En ocasiones, mientras leía, me preguntaba, ¿dónde está el relato? Los inicios de tus textos suelen ser impresionantes y después avanzas y es cuando uno, como lector, reflexiona sobre estas cosas.

Yo me revelo contra la perspectiva clásica, que tiene muy claro lo que un relato es, lo que debe tener, lo que no puede faltar, lo que sobra, etc. Algo en mí me impulsa a hacer lo contrario. Me pregunto qué pasa si no hay conflicto, por ejemplo. Esto es un dogma de fe, un relato debe tener un conflicto. Entonces, yo me propongo indagar en la posibilidad opuesta. Me gusta el debate, aunque no lleguemos a conclusiones definitivas. Es una pregunta abierta y me parece bien que se mantenga así. ¿Hasta dónde podemos hablar de relato? ¿Cuándo hablamos de otro género? ¿Hay una contaminación de géneros? Es algo propio de nuestra época: relatos que se acercan a la poesía y al ensayo. Me interesa que el lector entre en un terreno de cierta incomodidad. No me gusta que haga una lectura donde nada le perturba. Quiero lo contrario, que algo le modifique. Por lo menos, que le obligue a hacerse preguntas.

Es uno de los principales intereses de Plegaria para pirómanos, sería difícil sintetizar tu noción de relato en pocas palabras, cada texto parece una propuesta propia. Por eso quería preguntar qué es un relato para ti. Sin embargo, al mismo tiempo, tu libro muestra una cohesión evidente. Erizo tiene una presencia constante. También hay otros personajes que aparecen en más de una historia. Se cuentan fragmentos de una misma historia o, quizá, un mismo universo. Otros volúmenes que hacen esto empiezan a rozar con el género de la novela (y viceversa, encontramos novelas tan quebradas que parecen libros de relatos). Quería acabar preguntando qué es para ti un volumen de relatos.

Ese era el desafío al escribirlo. Es un libro de relatos unitario. Yo pienso en términos de un ciclo de cuento, antes que en un volumen. Es buscado y premeditado y era algo que yo no había hecho hasta ahora. Tenía mucha voluntad de que no fuera una suma de textos, sino un libro completo. Y en el transcurso de la redacción se me planteó la duda de si podía ser una novela. Estuve meses dudando. Con el paso del tiempo, el propio libro se decantó en otra dirección. Y bueno, para mí no es una novela. Aunque ocupe un territorio un tanto intermedio, es finalmente un libro de relatos, a mi modo de ver. Me parece que venderlo como novela sería hacer una trampa. Pero no se cierra esa posibilidad de decir: estoy jugando con elementos novelescos, al igual que con algunos poéticos.

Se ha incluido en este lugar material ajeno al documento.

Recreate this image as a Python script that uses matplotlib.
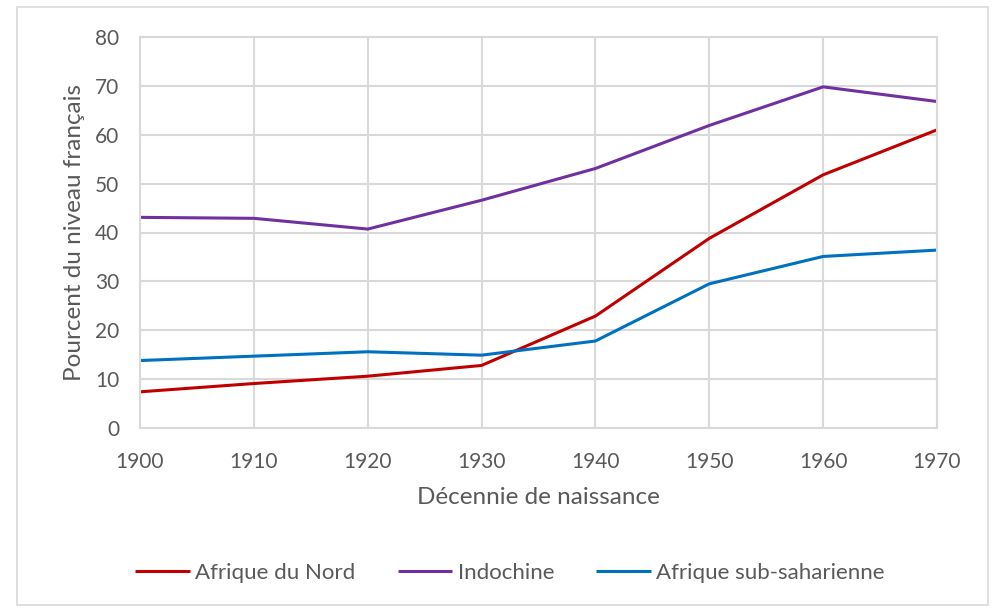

Yo le pido al libro de relatos una cierta coherencia interna, que puede venir de muchos aspectos. No hace falta que sea un mismo personaje o que haya una voluntad tan unitaria como en este libro. Sin embargo, quiero que, al leerlo, algo te diga “este cuento tiene que estar en este libro y no en otro”. Puede haber una lógica interna, una voluntad o un recorrido, que el texto te lleve de un principio a un final. Hay muchas maneras. Pero a mí me deja insatisfecho el libro que es un cajón de sastre, con textos de diferentes estilos.